When it comes to the City’s liability for damage a vehicle sustains in an incident such as this, it depends on the situation.

“If we knew there was an issue there or there was a sinkhole there and we didn’t do anything about it and somebody drove into it, for sure, we have some responsibility. But if we don’t know there’s an issue there, then usually the City doesn’t know is occurring,” Trudel said.

He added that once the City does know about the situation, it has a responsibility to make sure the area is secure. In the case of a sinkhole, the City has to make sure the area is barricaded and that people are aware of it.

Incidents similar to Tuesday morning’s in Prince Albert have been occurred elsewhere in recent weeks. As reported by the Canadian Press at the beginning of April, a Toronto driver had to climb out of the window of his Jaguar after it sank into the ground in a parking lot. Then, according to the New York Daily News, last week, two New York firefighters were injured when they tried to get their firetruck out of a small sinkhole in Brooklyn. The sinkhole swallowed one of the vehicle’s wheels.

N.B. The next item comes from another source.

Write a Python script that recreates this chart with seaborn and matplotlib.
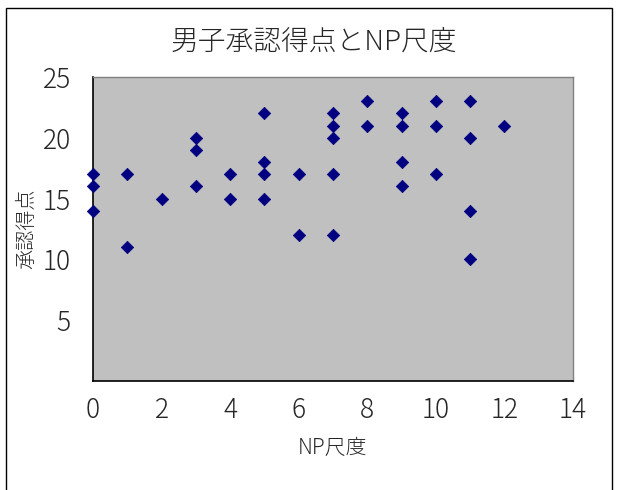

Two years ago in Prince Albert, sinkholes appeared along 15th Street, which were caused by deteriorating sewer pipes.

At Bishop Pascal Place, Bohachik’s friend, school and City staff each peered into the sinkhole that formed.

When it came to explaining the incident to her mother, Bohachik was a bit nervous about it.

“I didn’t know what she would think, but it wasn’t my fault, so you, know, what can you do?”

She said this incident won’t scare her away from driving.

“I might be scared to park here though,” she said with a laugh.